Since those days sangría’s popularity has remained and can now be drunk in most countries of the world.

The recipe

There is no one accepted recipe for sangría. Rather, it is a home-made concoction with one or two key features. Firstly its base 
liquid is wine. Whether this is red or white, it’s a staple and most often than not it’s red wine that will be used.

Secondly, it has a fruity flavour. Jugs of sangría and large glasses are usually decked with some floating fruit which not only improves the taste but adds to its exotic appearance. Fruit juice might be added to increase the flavour and to dilute the alcohol a little. To make the drink sweeter, sugar may have been included.

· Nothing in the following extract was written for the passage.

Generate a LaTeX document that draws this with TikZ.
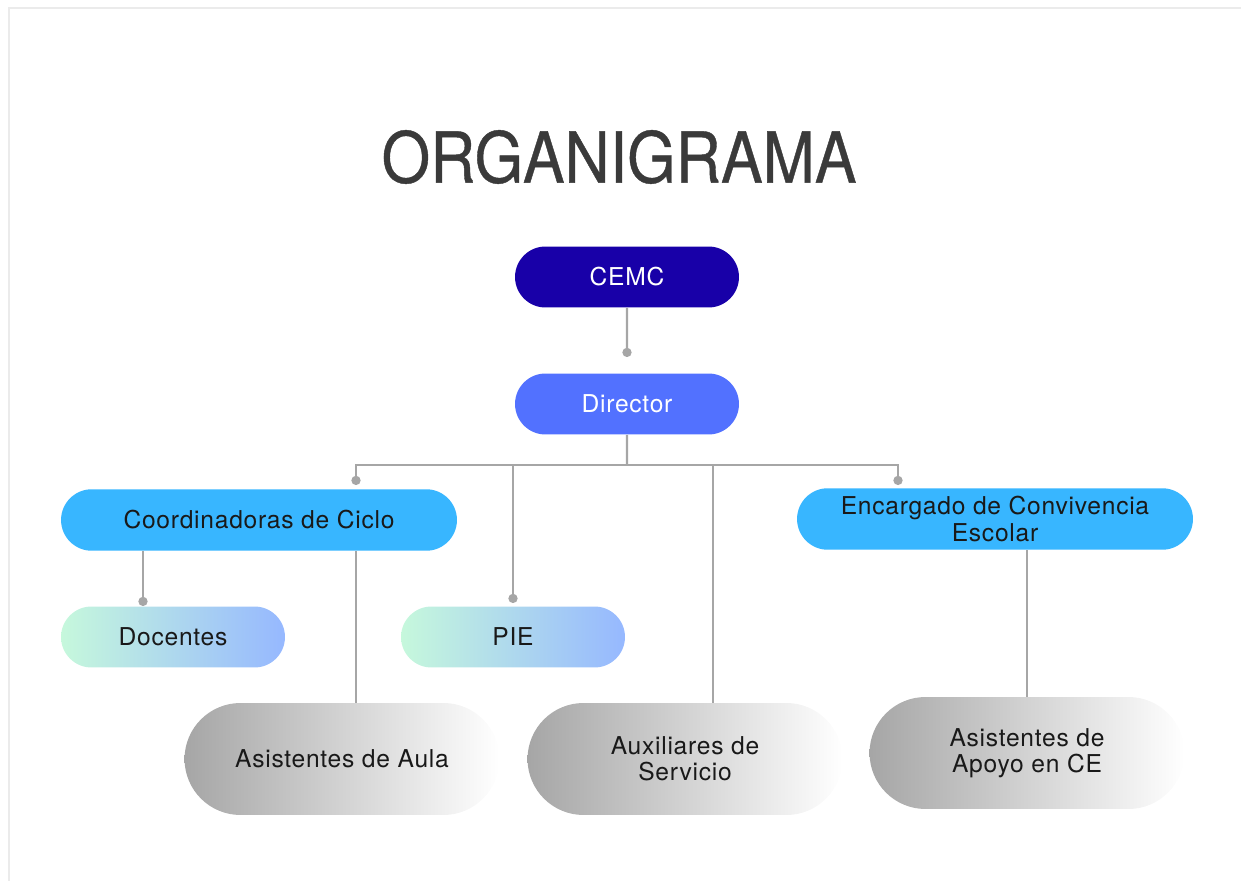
\documentclass[tikz,border=0pt]{standalone}
\usepackage{fontspec}
\setmainfont{TeX Gyre Heros}[LetterSpace=3]
\usetikzlibrary{shapes.misc,arrows.meta}

\definecolor{cemcblue}{HTML}{1800A8}
\definecolor{dirblue}{HTML}{5271FF}
\definecolor{skyblue}{HTML}{38B6FF}
\definecolor{mint}{HTML}{C6F8DC}
\definecolor{softblue}{HTML}{96B8FF}
\definecolor{linegray}{HTML}{A6A6A6}
\definecolor{titlegray}{HTML}{3A3A3A}

\begin{document}
\begin{tikzpicture}[x=0.02cm, y=-0.02cm,
	box/.style={shape=rounded rectangle, inner sep=0pt, align=center,
		font=\fontsize{14}{15}\selectfont, text=black!90},
	small/.style={box, minimum width=4.48cm, minimum height=1.22cm},
	wide/.style={box, minimum width=7.92cm, minimum height=1.23cm, fill=skyblue},
	big/.style={box, minimum width=6.3cm, minimum height=2.24cm,
		left color=black!35, right color=white},
	fade/.style={small, left color=mint, right color=softblue},
	link/.style={draw=linegray, line width=1.4pt},
	dot/.style={-{Circle[length=5.2pt, width=5.2pt, color=linegray, fill=linegray]}}]

	\useasboundingbox (0,0) rectangle (1241,881);
	\draw[black!8, line width=0.8pt] (9,881) -- (9,8) -- (1241,8);

	\node[font=\fontsize{40}{48}\selectfont, text=titlegray] (title) at (619,157)
		{\addfontfeature{LetterSpace=0,FakeBold=0.6}\scalebox{0.89}[1]{ORGANIGRAMA}};

	\node[small, fill=cemcblue, text=white] (cemc)     at (627, 277) {CEMC};
	\node[small, fill=dirblue, text=white]  (director) at (627, 404) {Director};
	\node[wide] (coord) at (259, 520) {Coordinadoras de Ciclo};
	\node[wide] (enc)   at (995, 519) {Encargado de Convivencia\\Escolar};
	\node[fade] (doc)   at (173, 637) {Docentes};
	\node[fade] (pie)   at (513, 637) {PIE};
	\node[big]  (aula)  at (342, 759) {Asistentes de Aula};
	\node[big]  (aux)   at (685, 759) {Auxiliares de\\Servicio};
	\node[big]  (apoyo) at (1027, 753) {Asistentes de\\Apoyo en CE};

	\coordinate (dcemc)  at (627, 357);
	\coordinate (bus)    at (627, 465);
	\coordinate (dcoord) at (356, 485);
	\coordinate (denc)   at (898, 485);
	\coordinate (dpie)   at (513, 603);
	\coordinate (taux)   at (713, 703);
	\coordinate (ddoc)   at (143, 606);

	\draw[link, dot] (cemc) -- (dcemc);
	\draw[link] (director) -- (bus);
	\draw[link, dot] (bus) -| (dcoord);
	\draw[link, dot] (bus) -| (denc);
	\draw[link, dot] (bus) -| (dpie);
	\draw[link] (bus) -| (taux);
	\draw[link, dot] (coord.south -| ddoc) -- (ddoc);
	\draw[link] (coord.south -| dcoord) -- (aula.north -| dcoord);
	\draw[link] (enc.south -| apoyo.north) -- (apoyo.north);

\end{tikzpicture}
\end{document}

Other than that, the ingredients vary but usually consist of a spirit of some kind such as brandy or rum. You can expect there to be some ‘fizz’ in there somewhere – anything from lemonade to champagne. But be warned, the carbon dioxide can disguise its alcoholic strength which is likely to be between 4.5% and 12% volume.

Even with this approximate guide to what sangría might contain, there are variations. For example, a clarea will be made with white wine and might also have cava or even cider in it. You can order sangría in a jug, which is usually specially designed for the drink with a lip that prevents the fruit from tumbling into your glass. However, it’s not uncommon to have the option of ordering just a glass, but watch out – it’s usually a large one.

Of course, sangría should be served chilled and is a perfect accompaniment to just about anything. As the cliché goes, it does work particularly well with paella but any tapas alongside and you’ll consider making Spain your home (if you haven’t done so already).

Where to find the best sangría

Finding the best sangría is largely a case of trial and error. You might ask before ordering, what ingredients go into making their ‘traditional sangría’ and base your decision on the answer you’re given. If you are very picky, then you will also want to know what make of red wine is being used. This is very much a matter of taste.

You should also be aware of sangría’s similarity to tinto verano. This is another popular drink, particularly in the summer and its 
name means summer red wine. It can have a very similar appearance to sangría but is made using sweetened soda water. There are occasions where one is passed off as the other; usually tinto verano masquerading as sangría.

Look online for recommendations and in most of the larger towns and cities you will find at least a few bars that are considered to be specialists, some even calling themselves sangría bars. Wherever you stop to take a drink, you can reflect on whether sangría deserves or not to be known as the favourite tipple in Spain.